Lasalle saw a nationwide problem. According to Standard and Poor's, the U.W. has a financial literacy rate of 57% which is ranks just a little better than the country of Botswana.
So, Lasalle started a personal finance class at Olney, but it’s a little different.
“Generally, students, if they are admitted to the program, they’re guaranteed $100,” said Lasalle. “So, we’ve had some students in the past earn $5,000 or more.”
Lasalle gives his students jobs and pays them. And the jobs can be anything. The only requirement is that they complete them and that they make the school or community a better place.
Katianna Figueroa and Chris Olivera founded a student organization called “Students Speak Out” at Olney. They haven’t figure out how much they’ll get paid yet, but they do know what they want to do with the money.
“I know that college is very expensive,” said Figueroa.
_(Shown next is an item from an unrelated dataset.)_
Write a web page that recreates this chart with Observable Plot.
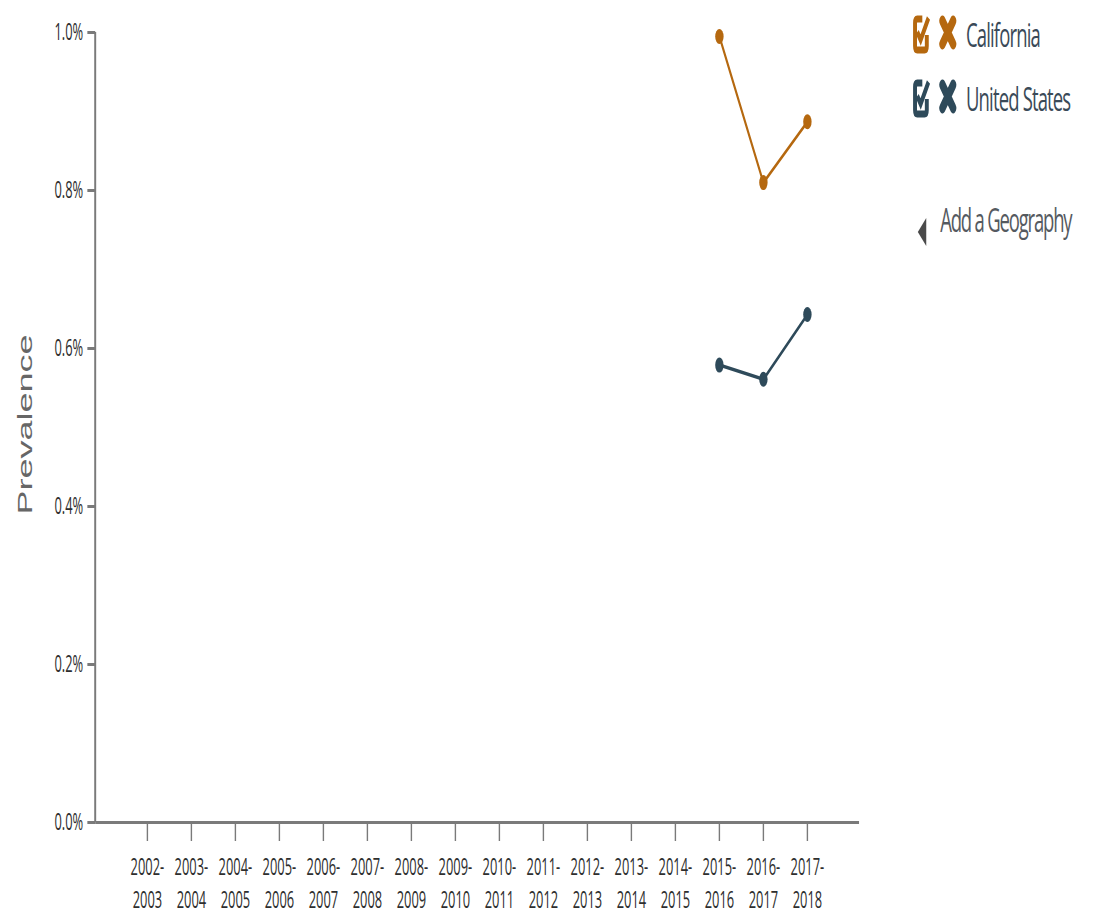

“I would definitely save it,” said Olivera. “I mean want to go to school for nursing which I know is like really expensive and it’s kind of like my goal and my dream, so I know that’s going to cost a lot of money.”
Not going into debt to pay for college is huge. Americans have amassed more than $1 trillion in student loans. While it’s impossible to attribute all of that to Americans being financially illiterate, it’s clearly part of the problem. And when parents aren’t financially literate, they often pass that down to their kids.
“They get their paycheck every week and they spend it on whatever they would like or what they need and I don’t want to be part of that,” said Figueroa.
“My parents like don’t know anything really about that,” said Olivera. “I think my dad just got his first credit card a little bit ago and I kept telling him I was like ‘don’t spend a lot on your credit card. Buy small things so you can pay it off really fast because you’ll be in debt and that interest is crazy.’”
Lasalle and teacher Christopher Bishop manage the classes, the paychecks and everything that goes along with it.
“There are no strings attached to this money," said Lasalle.
“So, they open checking and savings accounts, they get real money, by the end of the year they’ll have their own retirement accounts set up,” said Bishop.
That’s another part of the class, students can do whatever they want with the money. At the beginning they find that students will spend on fast food, movies or whatever, but by the end they see a big difference.
In one class, students learned about why it’s a better idea to buy index funds, a piece of the entire stock market, as opposed to individual stocks. They also learned about the different ways to save for retirement, emergency funds, and other helpful financial habits.
“So that they can eventually mimic the practices of what wealthy people do,” said Lasalle. “Living below your means, paying yourself first, investing in low cost mutual funds, dollar cost averaging.”
Lasalle thinks this class isn’t hard to replicate if teachers can find grants like he did to pay students.
“If there is a funding source for a school, the redistribution of paychecks is easy,” said Lasalle.
And if more schools started teaching students how to use money, that could put a huge dent in some of our country’s personal finance issues.